Frequently Asked Questions

Dad had a stroke two months ago and is slowly recovering. At 72, he's not as motivated as he once was. Mother wants to find every gizmo under the sun to help him. We now have a mini-whirlpool in the bath, a portable sauna in the kitchen, and a set of dumbells in the TV room. What he really needs is help getting his foot flat on the floor. Whenever his foot touches the floor, it starts to jerk and bounce. What can we do about that?

It sounds like your father may have a residual effect from the stroke called ankle clonus. Clonus is described in the medical literature as a series of involuntary muscular contractions. It is caused by a sudden stretching of the muscle. Clonus is a sign of certain neurological conditions like stroke or multiple sclerosis.
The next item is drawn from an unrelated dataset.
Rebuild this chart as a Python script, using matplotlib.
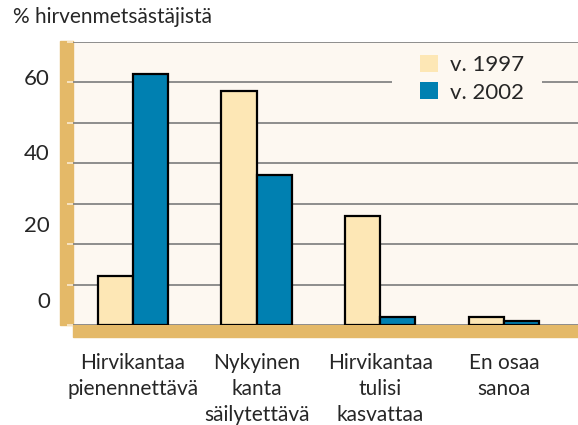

It doesn't go away unless and until the brain recovers from the injury. In the case of a stroke causing the clonus, there's been bleeding into the brain resulting in a cerebrovascular accident (CVA), the medical term for stroke. There are different ways to treat this problem of increased muscle tone, spasticity, and ankle clonus. Sometimes medications (antispastic drugs) can help reduce the muscle reactivity. Surgery to control muscle tone has been tried but isn't always successful. Surgery can (and often does) cause additional problems, so other approaches are tried first. Physical therapy is a common way to guide a patient through the rehabilitative and recovery phase after a stroke. The therapist can test for problems like increased muscle tone that is impairing daily function and help the patient and family find ways to restore as normal of function as possible. It's likely your father had some physical therapy when he was first diagnosed -- maybe while in the hospital when the stroke first happened. But once the patient leaves the hospital setting, physical therapy may be discontinued. That doesn't mean further rehab services are of no help now. Quite the contrary. Studies show the brain and nervous system are very plastic (changeable and responsive) even in adults. Check with the therapist who initially evaluated and treated your father. Find out what kind of services he qualifies for. Some services are covered by insurance. There may be limits on the number of therapy sessions patients can receive depending on whether they have Medicare and/or secondary insurance. Payment out-of-pocket for services that aren't covered may be possible.

Nobuyuki Takeuchi, RPT, MS, et al. Development and Evaluation of a New Measure for Muscle Tone of Ankle Plantar Flexors: The Ankle Plantar Flexors Tone Scale. In Archives of Physical Medicine and Rehabilitation. December 2009. Vol. 90. No. 12. Pp. 2054-2061.